Not all revenue is created equal. You want revenue that improves your cash position as quickly and efficiently as possible.

  • Focus on High-Margin Products/Services: If you’re selling a product that costs $80 to make for $100, you have to sell a mountain of them to move the needle. Focus your marketing on the items that have the biggest gap between cost and price.
  • Prioritize Fast-Close Sales: When runway is tight, focus on deals you can close this month, not deals that might close in six months. Long sales cycles are a luxury you can’t afford in survival mode.
  • Upsell Existing Customers: It’s 5-10x cheaper to sell to an existing customer than to acquire a new one. What can you offer your current customers to increase their monthly spend?
  • Introduce Recurring Revenue: Monthly subscriptions or retainers stabilize cash flow. Even a small amount of recurring revenue ($5,000/month) can dramatically improve your predictability and reduce burn rate anxiety.
  • Kill Underperforming Offerings: If a product or service isn’t generating meaningful revenue or profit, stop offering it. Every hour you spend on a low-performer is an hour you’re not spending on a winner.

Warning Signs Your Runway is in Danger

Sometimes the decline sneaks up on you. Here are the red flags that mean you need to take immediate action:

  • Your runway has dropped below 6 months.
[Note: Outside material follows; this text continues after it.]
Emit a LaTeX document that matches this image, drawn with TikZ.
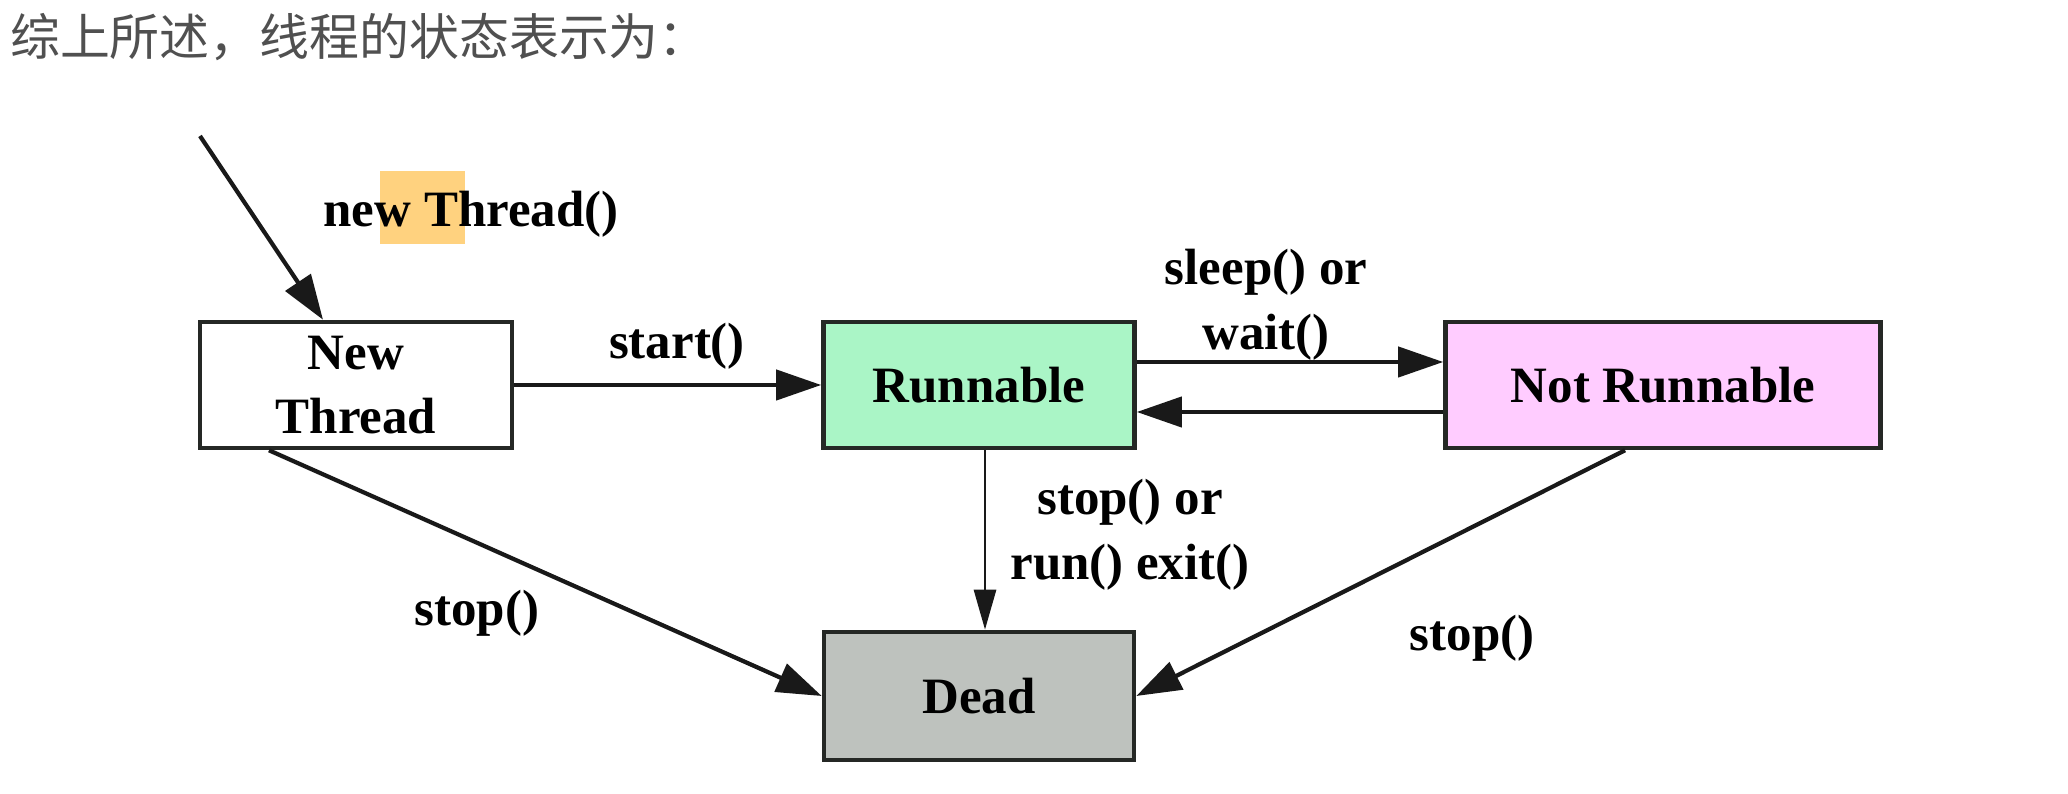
\documentclass[tikz,border=0pt]{standalone}
\usepackage{fontspec}
\setmainfont{Liberation Serif}
\newfontfamily\cjkfont{Noto Sans CJK SC}
\usetikzlibrary{arrows.meta}
\definecolor{runfill}{HTML}{AAF5C6}
\definecolor{notrunfill}{HTML}{FFCCFF}
\definecolor{deadfill}{HTML}{BEC2BE}
\definecolor{hlfill}{HTML}{FFD27F}
\definecolor{titlegray}{HTML}{505050}
\definecolor{boxline}{HTML}{252825}
\tikzset{
        statenode/.style={align=center, rectangle, draw=boxline, line width=1.3pt, inner sep=0pt,
            minimum height=12.6mm, font=\bfseries\fontsize{14.5}{18}\selectfont},
        % New thread state
        node_new/.style={statenode, fill=white, minimum width=31.2mm},
        % Runnable state
        node_run/.style={statenode, fill=runfill, minimum width=31.1mm},
        % Not runnable state
        node_notrun/.style={statenode, fill=notrunfill, minimum width=43.5mm},
        % Dead state
        node_dead/.style={statenode, fill=deadfill, minimum width=31mm, minimum height=12.8mm},
        % Edge labels
        edge_label/.style={align=center, inner sep=0pt, font=\bfseries\fontsize{14.5}{18.5}\selectfont},
        % Highlight mark
        node_mark/.style={rectangle, fill=hlfill, inner sep=0pt, minimum width=8.5mm, minimum height=7.3mm}
}

\begin{document}
\begin{tikzpicture}[
            x=0.1mm, y=-0.1mm,
            ->, >={Triangle[length=4.5mm, width=3mm]},
            line width=1.2pt, draw=black!90
        ]
            \useasboundingbox (0,0) rectangle (2068,794);
            \node[anchor=west, inner sep=0pt, text=titlegray, font=\cjkfont\fontsize{14.2}{17}\selectfont] (title) at (8,37) {综上所述，线程的状态表示为：};

            \node[node_new] (new) at (356,385) {New\\Thread};
            \node[node_run] (run) at (979,385) {Runnable};
            \node[node_notrun] (notrun) at (1663,385) {Not Runnable};
            \node[node_dead] (dead) at (979,696) {Dead};

            \coordinate (init) at (200,136);
            \node[node_mark] (mark) at (422,208) {};
            \node[edge_label] (lnew) at (471,214) {new Thread()};

            \draw (init) -- ([xshift=-3.3mm]new.north);
            \draw (new.east) -- (run.west);
            \node[edge_label] (lstart) at (677,346) {start()};
            \draw ([yshift=2.3mm]run.east) -- ([yshift=2.3mm]notrun.west);
            \draw ([yshift=-2.7mm]notrun.west) -- ([yshift=-2.7mm]run.east);
            \node[edge_label] (lsleep) at (1266,305) {sleep() or\\wait()};
            \draw[line width=0.8pt, >={Triangle[length=4mm, width=2.2mm]}] ([xshift=0.6mm]run.south) -- ([xshift=0.6mm]dead.north);
            \node[edge_label] (lexit) at (1130,535) {stop() or\\run() exit()};
            \draw ([xshift=-8.7mm]new.south) -- (dead.west);
            \node[edge_label] (lstop1) at (477,613) {stop()};
            \draw ([xshift=-3.8mm]notrun.south) -- (dead.east);
            \node[edge_label] (lstop2) at (1472,638) {stop()};
        \end{tikzpicture}
\end{document}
This is the threshold where you shift from “building” mode to “survival” mode.
  • Your burn rate is increasing faster than your revenue. Growth is good, but only if revenue is growing faster than expenses.
  • You’re routinely paying yourself late or skipping your own paycheck. This is a massive red flag. If you can’t pay yourself, the business is in serious trouble.
  • You’re using credit cards or loans to cover operating expenses. Debt for growth is one thing. Debt to survive is another. This accelerates your burn rate.
  • You’re avoiding looking at your bank account. If you’re scared to check your balance, that’s your instincts telling you something is very wrong.

The Bottom Line

A fresh business is a race against time. Your job as a founder is to keep extending that finish line until the business becomes alive by default—the point where your revenue covers all your expenses, and your runway becomes infinite.

Cash Runway and Burn Rate aren’t just metrics to track—they’re survival tools. They tell you exactly how much time you have to figure things out, pivot your strategy, or close that big deal.

The Three Rules to Live By:

  • Know your numbers. Calculate your runway monthly. Check it weekly if it’s under 6 months. Daily if it’s under 3 months.
  • Act before it’s urgent. Don’t wait until you have 60 days of runway left to start cutting expenses or chasing revenue. By then, it’s often too late.
  • Get to default alive. The ultimate goal is to reach the point where your business funds itself. Revenue equals (or exceeds) expenses. At that point, you’re no longer racing the clock—you’re building something sustainable.

Remember: every successful business you admire survived long enough to figure it out. Your runway is what keeps you in the game long enough to win.

Now go check your bank account, update your spreadsheet, and extend that runway.